We are in the process of moving, which is the worst torture ever devised for pack rat-human hybrids. The list of things that I should throw out but simply don't want to is legion. Dried roses from my first wedding anniversay, now 15 years old and crumbling with age. Candles of all sizes, shapes, scents and colors, in various stages of meltdown. Rose-scented, lavendar-scented and honeysuckle-scented French milled soaps, still in the boxes they were puchased in as sets, oh so many sales ago.
However, the item that I keep passing by, using again and then re-determining to get rid of is my "Peace, Hope, Change" tie-dye t-shirt, a relic of the 2008 campaign to elect Barack Obama.
It's not that I've totally given up on President Obama; I certainly don't believe that President McCain would have been a palatable alternative. It's just that I can't put the shirt on without wincing now - its bright colors so hopeful, so innocent, its message so clear and uncontrovertible.
Peace. We are now in three wars. I fear that we will be in Afghanistan throughout my son's growing-up and perhaps into the years when he will be eligible for the draft, over a decade from now. It's not the President's fault: he very clearly told us he would pursue military options in Afganistan. I am to blame for pinning my hope on a colorful slogan on a tie-dyed t-shirt.

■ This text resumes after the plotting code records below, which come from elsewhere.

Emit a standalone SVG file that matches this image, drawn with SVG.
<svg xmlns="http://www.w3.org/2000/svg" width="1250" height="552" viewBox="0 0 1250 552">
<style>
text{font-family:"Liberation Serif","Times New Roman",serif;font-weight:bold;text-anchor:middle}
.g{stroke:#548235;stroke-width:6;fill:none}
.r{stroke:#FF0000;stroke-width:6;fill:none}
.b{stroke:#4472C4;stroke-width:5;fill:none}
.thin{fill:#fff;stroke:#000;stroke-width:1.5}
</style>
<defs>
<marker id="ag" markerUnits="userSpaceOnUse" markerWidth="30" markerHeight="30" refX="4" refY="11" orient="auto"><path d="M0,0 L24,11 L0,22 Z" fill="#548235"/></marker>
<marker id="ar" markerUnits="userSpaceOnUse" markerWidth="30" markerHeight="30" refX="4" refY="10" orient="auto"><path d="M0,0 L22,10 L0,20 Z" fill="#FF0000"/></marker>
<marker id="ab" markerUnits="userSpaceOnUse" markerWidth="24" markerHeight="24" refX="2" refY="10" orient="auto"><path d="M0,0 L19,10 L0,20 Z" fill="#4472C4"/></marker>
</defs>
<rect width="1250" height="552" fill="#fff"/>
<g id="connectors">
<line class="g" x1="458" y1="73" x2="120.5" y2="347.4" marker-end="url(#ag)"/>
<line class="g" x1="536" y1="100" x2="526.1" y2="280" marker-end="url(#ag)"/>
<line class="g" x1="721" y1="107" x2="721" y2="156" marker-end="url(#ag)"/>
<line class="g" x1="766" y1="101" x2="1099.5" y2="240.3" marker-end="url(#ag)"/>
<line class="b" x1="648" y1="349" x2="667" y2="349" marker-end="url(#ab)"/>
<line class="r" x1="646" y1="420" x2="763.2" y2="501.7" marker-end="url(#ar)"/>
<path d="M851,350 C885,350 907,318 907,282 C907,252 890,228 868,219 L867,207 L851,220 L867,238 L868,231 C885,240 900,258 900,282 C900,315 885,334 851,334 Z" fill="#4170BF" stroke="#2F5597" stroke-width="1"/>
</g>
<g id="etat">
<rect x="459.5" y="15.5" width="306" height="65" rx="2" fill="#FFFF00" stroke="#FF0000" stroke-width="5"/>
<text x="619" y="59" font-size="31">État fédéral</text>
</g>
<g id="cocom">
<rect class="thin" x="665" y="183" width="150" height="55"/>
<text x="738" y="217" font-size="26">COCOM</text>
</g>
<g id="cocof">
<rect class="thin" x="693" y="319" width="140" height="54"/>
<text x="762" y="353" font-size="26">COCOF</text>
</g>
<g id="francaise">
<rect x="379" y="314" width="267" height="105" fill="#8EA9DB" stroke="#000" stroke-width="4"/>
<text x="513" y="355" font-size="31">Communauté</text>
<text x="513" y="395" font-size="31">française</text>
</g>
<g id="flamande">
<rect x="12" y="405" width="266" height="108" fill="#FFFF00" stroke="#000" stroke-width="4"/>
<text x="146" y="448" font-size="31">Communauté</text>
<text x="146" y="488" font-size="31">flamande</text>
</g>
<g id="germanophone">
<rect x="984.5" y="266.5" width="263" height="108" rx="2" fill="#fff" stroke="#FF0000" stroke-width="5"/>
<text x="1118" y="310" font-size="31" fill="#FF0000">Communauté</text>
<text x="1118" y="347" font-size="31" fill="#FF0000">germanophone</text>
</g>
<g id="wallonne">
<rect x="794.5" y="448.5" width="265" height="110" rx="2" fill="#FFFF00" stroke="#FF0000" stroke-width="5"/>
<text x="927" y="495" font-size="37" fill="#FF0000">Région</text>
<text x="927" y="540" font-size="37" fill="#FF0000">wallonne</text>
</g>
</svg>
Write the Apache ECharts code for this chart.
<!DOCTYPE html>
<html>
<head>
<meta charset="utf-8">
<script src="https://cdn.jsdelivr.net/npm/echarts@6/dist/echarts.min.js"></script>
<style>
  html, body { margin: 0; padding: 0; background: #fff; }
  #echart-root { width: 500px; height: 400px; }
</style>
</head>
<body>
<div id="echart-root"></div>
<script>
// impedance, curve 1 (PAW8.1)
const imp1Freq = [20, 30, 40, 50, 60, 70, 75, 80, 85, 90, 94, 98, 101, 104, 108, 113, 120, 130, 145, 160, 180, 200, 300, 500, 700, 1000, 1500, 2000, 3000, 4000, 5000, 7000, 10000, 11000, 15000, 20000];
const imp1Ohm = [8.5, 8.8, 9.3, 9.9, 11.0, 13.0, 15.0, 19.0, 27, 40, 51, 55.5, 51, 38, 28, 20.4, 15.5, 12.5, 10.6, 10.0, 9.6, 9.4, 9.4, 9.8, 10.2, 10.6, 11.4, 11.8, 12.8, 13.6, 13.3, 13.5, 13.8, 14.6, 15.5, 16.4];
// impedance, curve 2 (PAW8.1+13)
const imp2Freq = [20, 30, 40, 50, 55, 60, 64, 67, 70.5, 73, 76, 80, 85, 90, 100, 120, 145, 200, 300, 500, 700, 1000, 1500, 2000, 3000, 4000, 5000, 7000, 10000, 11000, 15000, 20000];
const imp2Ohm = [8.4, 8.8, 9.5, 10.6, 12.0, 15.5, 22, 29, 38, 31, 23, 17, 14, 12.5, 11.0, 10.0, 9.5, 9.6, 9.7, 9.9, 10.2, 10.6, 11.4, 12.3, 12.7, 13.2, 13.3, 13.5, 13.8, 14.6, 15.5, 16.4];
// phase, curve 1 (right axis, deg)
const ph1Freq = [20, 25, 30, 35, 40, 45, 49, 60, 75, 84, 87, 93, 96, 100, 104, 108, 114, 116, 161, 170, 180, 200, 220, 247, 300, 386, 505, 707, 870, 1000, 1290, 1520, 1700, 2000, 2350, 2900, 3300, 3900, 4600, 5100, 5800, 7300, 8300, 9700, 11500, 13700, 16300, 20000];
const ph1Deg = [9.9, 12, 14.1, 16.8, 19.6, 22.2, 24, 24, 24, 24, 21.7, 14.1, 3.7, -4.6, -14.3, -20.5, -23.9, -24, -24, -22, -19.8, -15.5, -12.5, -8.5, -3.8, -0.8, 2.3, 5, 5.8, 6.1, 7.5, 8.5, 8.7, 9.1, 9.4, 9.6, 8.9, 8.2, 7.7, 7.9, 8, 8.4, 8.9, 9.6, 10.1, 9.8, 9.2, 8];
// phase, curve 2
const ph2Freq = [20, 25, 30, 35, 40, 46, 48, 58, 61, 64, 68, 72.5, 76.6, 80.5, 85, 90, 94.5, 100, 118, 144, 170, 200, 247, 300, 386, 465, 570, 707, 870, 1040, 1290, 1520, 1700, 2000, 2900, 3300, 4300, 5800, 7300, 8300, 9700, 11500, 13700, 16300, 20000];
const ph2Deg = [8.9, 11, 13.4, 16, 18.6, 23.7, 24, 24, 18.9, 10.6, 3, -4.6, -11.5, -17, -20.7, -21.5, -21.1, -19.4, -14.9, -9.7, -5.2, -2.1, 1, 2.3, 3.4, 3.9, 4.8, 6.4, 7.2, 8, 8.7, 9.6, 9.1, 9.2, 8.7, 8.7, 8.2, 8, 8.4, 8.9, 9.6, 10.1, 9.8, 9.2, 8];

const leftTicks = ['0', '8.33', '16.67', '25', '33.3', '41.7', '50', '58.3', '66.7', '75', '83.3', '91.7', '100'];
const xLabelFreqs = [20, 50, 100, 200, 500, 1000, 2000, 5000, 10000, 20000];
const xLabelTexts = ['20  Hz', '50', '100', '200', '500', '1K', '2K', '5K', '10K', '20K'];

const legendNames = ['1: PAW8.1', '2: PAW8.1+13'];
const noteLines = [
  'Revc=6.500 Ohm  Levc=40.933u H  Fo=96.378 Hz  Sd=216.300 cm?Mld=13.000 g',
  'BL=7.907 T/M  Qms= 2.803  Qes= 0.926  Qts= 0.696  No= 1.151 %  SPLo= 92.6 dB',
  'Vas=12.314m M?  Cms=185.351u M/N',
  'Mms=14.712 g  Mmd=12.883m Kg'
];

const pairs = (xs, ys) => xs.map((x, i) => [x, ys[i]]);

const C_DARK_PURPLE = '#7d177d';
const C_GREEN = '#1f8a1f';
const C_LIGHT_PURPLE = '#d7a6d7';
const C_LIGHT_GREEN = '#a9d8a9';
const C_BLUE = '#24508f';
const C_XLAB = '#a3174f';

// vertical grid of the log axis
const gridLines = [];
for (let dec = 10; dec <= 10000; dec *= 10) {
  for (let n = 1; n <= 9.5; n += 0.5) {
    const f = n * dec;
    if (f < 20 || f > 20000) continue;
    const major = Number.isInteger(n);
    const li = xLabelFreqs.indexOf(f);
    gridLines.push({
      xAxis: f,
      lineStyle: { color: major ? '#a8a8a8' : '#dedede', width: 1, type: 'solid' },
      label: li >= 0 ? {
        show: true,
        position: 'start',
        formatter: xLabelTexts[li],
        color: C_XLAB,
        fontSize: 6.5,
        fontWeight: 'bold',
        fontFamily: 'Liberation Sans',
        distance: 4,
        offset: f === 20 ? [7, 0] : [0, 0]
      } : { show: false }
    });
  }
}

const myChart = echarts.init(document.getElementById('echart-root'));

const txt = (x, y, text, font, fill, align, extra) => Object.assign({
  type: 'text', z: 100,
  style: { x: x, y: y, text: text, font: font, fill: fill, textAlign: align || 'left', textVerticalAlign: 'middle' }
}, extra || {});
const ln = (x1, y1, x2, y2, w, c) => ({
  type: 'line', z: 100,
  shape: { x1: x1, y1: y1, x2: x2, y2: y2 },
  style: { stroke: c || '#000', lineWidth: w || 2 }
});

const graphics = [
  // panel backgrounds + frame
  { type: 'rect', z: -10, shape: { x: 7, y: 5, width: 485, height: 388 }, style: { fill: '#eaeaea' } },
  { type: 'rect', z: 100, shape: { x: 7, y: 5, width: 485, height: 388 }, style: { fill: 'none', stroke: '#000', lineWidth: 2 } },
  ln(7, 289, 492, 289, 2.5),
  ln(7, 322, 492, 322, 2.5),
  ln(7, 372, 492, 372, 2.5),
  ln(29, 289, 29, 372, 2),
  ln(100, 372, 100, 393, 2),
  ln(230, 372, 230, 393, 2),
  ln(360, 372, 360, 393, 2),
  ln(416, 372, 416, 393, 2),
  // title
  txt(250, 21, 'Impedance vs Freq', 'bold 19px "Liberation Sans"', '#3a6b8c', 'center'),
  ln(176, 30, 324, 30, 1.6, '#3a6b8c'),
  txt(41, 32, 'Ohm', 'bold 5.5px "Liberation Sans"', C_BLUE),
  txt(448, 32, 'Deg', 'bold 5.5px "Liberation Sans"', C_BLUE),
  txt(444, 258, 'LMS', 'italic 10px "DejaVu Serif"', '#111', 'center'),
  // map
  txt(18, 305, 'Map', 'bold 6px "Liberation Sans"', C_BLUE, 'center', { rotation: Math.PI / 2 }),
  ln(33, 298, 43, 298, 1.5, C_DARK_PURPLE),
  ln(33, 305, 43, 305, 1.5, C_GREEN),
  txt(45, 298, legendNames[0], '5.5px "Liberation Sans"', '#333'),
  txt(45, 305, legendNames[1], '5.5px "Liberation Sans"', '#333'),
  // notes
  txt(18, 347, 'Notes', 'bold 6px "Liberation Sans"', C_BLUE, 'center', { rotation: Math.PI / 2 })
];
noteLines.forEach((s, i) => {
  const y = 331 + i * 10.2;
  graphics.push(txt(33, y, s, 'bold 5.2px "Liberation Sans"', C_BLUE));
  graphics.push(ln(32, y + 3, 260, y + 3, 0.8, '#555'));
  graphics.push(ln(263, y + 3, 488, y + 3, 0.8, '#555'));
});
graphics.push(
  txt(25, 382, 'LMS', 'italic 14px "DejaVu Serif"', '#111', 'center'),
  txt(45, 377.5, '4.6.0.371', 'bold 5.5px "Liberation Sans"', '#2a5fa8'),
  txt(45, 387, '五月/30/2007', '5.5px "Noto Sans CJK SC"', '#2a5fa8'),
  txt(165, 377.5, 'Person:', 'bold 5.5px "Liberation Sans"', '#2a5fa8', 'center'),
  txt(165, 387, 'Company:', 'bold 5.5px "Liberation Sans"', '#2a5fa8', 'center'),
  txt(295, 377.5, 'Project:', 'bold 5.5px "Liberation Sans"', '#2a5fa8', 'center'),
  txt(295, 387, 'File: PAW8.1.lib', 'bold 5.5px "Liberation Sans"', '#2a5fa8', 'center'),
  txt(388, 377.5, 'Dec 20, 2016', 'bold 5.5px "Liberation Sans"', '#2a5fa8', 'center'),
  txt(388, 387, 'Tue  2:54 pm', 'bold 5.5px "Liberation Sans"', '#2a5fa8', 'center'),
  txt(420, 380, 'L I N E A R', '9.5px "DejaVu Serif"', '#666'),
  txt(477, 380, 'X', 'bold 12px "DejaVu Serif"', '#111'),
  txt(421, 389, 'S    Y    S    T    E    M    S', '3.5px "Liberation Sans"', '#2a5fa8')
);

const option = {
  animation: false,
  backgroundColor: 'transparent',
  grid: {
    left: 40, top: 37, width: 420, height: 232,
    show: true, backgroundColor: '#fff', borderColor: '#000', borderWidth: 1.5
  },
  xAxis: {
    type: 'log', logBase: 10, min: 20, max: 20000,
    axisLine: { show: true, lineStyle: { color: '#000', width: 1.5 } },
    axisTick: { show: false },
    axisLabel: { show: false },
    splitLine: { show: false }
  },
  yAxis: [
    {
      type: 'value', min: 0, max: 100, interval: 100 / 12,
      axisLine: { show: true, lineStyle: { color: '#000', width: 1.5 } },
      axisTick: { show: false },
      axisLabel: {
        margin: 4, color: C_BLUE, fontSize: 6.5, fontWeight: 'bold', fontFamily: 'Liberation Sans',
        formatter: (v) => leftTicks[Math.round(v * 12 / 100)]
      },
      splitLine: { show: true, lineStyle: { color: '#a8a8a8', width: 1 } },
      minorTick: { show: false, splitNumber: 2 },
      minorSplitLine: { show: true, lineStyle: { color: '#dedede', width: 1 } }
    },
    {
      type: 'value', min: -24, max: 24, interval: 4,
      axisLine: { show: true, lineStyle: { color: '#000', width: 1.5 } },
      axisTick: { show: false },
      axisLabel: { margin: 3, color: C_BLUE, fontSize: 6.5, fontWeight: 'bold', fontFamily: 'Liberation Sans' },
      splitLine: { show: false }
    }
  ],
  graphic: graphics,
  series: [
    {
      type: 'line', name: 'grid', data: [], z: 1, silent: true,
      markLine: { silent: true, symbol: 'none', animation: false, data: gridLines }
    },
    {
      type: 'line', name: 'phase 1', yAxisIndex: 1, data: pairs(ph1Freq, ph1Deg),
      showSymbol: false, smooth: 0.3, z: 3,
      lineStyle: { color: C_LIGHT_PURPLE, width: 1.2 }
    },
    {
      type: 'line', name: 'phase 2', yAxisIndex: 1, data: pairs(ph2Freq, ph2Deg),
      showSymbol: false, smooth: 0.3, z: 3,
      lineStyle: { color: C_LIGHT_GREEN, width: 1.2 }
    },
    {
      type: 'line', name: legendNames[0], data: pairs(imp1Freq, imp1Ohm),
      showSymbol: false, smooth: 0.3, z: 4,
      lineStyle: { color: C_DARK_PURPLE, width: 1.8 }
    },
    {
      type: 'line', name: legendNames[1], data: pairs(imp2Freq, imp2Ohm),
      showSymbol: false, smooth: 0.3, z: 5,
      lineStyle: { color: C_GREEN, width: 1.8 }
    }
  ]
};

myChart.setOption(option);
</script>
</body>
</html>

Hope. With GE CEO, Jeffrey Immelt, champion off-shorer of jobs, and plutocrat extrodinaire as the latest exhibit "A" (in his role as Presidential economic adviser) that the game is well and truly rigged, hope is in pretty short supply right now. People keep losing jobs and homes. Tent cities filled with the homeless continue to grow. Food pantries can't keep up. And the corporate-driven agenda threatens to take more and more from what has been the American middle class way of life. It was just a word on a shirt. A silly, cheerful tie-dye shirt. But I believed it. And now I feel more hopeless than at any time in my middle-aged life.
Change. Well, we've had some change, that I'll grant. The tenor of policitical discourse had gotten continually worse. We now hear without respite from the "tea party". Congress is probably de-funding many of the programs that I care about - public broadcasting, the arts, environmental protection. Schools across the country are having to cut staffing and programs. States are beginning to make it illegal to be in unions. It's change all right, but not change that I can believe in. It's change that I wish I could pretend not to see. But I can't pretend. And every time I put on that shirt- that silly tie-dyed t-shirt that gave me so much joy -the nature of what has changed is rubbed in my face.
So I should just get rid of the shirt, right? But I want to feel again the way I felt on Inauguration Day, crying tears of joy, thinking that balance had been restored and that finally, finally someone with some sense was going to be in charge. If I give away the shirt, if I put it in that Goodwill bag, I'm giving up my hope, admitting that I don't believe in the possiblity of change and peace.
So I put the shirt back in the drawer, or the laundry basket, or I put it on to wear to the gym. And I wonder: what should I do? What should any of us do who really want Peace, Hope, Change?